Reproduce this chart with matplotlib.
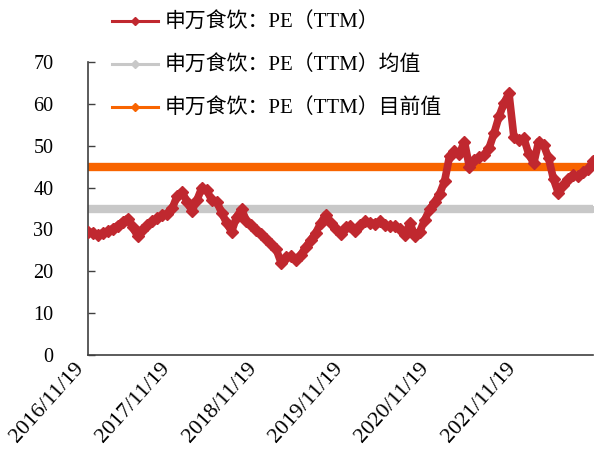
import numpy as np
import matplotlib
matplotlib.use("Agg")
import matplotlib.pyplot as plt
from matplotlib.lines import Line2D
from matplotlib.transforms import ScaledTranslation

# 申万食饮 PE(TTM), sampled every 14 trading days
pe = [29.4, 29.2, 28.7, 29.2, 29.6, 30.2, 30.9, 31.8, 32.6, 30.5,
      28.5, 29.8, 31.0, 32.0, 32.7, 33.4, 33.8, 35.0, 38.0, 39.0,
      36.5, 34.5, 37.0, 40.0, 39.3, 37.0, 36.6, 34.0, 31.5, 29.5,
      33.0, 34.8, 32.0, 31.0, 29.8, 29.0, 27.8, 26.5, 25.3, 22.0,
      23.4, 23.6, 22.8, 24.0, 25.8, 27.5, 29.2, 31.5, 33.5, 31.5,
      30.2, 28.8, 30.5, 30.8, 29.7, 31.0, 32.0, 31.6, 31.4, 32.0,
      31.0, 30.8, 30.8, 30.0, 28.6, 31.5, 28.5, 29.5, 32.3, 34.8,
      36.5, 38.5, 41.5, 47.5, 48.7, 48.0, 51.0, 45.0, 46.6, 47.3,
      47.8, 49.5, 53.0, 57.0, 60.2, 62.5, 52.0, 51.4, 51.8, 48.0,
      45.8, 51.0, 50.2, 47.0, 42.0, 38.6, 40.5, 42.0, 43.0, 42.8,
      43.7, 44.5, 46.3]
step = 14
pe_mean = 34.9
pe_now = 44.9

tick_labels = ["2016/11/19", "2017/11/19", "2018/11/19",
               "2019/11/19", "2020/11/19", "2021/11/19"]
days_per_year = 244

labels = ["申万食饮：PE（TTM）", "申万食饮：PE（TTM）均值", "申万食饮：PE（TTM）目前值"]
red = "#C0282F"
grey = "#C8C8C8"
orange = "#F86400"

serif = ["Liberation Serif", "Noto Sans CJK SC"]

fig = plt.figure(figsize=(5.95, 4.63), dpi=100)
ax = fig.add_axes([0.1479, 0.2333, 0.849, 0.6328])

x = np.arange(len(pe)) * step
ax.plot(x, np.full(len(x), pe_mean), color=grey, lw=6, marker="D", ms=3, zorder=2)
ax.plot(x, np.full(len(x), pe_now), color=orange, lw=6, marker="D", ms=3, zorder=2)
ax.plot(x, pe, color=red, lw=5.5, marker="D", ms=6, solid_joinstyle="round", zorder=3)

ax.set_xlim(0, x[-1])
ax.set_ylim(0, 70)
ax.set_yticks(range(0, 71, 10))
ax.set_xticks([i * days_per_year for i in range(len(tick_labels))])
ax.set_xticklabels(tick_labels, rotation=48, ha="right", va="top")

for lab in ax.get_yticklabels():
    lab.set_family(serif)
    lab.set_fontsize(14.5)
for lab in ax.get_xticklabels():
    lab.set_family(serif)
    lab.set_fontsize(16)
    lab.set_transform(lab.get_transform() + ScaledTranslation(-11 / 72, 0, fig.dpi_scale_trans))

ax.tick_params(axis="y", direction="in", length=5, width=1, color="#404040", pad=25)
ax.tick_params(axis="x", length=0, pad=3)
for s in ["top", "right"]:
    ax.spines[s].set_visible(False)
for s in ["left", "bottom"]:
    ax.spines[s].set_color("#404040")
    ax.spines[s].set_linewidth(1.2)

handles = [Line2D([], [], color=c, lw=2.2, marker="D", ms=4) for c in (red, grey, orange)]
fig.legend(handles, labels, loc="upper left", bbox_to_anchor=(112 / 595, 0.9715),
           frameon=False, borderpad=0, borderaxespad=0, handlelength=2.2,
           handletextpad=0.35, labelspacing=1.1, prop={"family": serif, "size": 15})

fig.savefig("out.png", dpi=100)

* * * * * * *

- Set exercise -
Every line from the start of the listing above through the line with "from matplotlib.transforms import" should be repeated exactly; skip the pictures and add nothing else.

- Written answer -
Reproduce this chart with matplotlib.
import numpy as np
import matplotlib
matplotlib.use("Agg")
import matplotlib.pyplot as plt
from matplotlib.lines import Line2D
from matplotlib.transforms import ScaledTranslation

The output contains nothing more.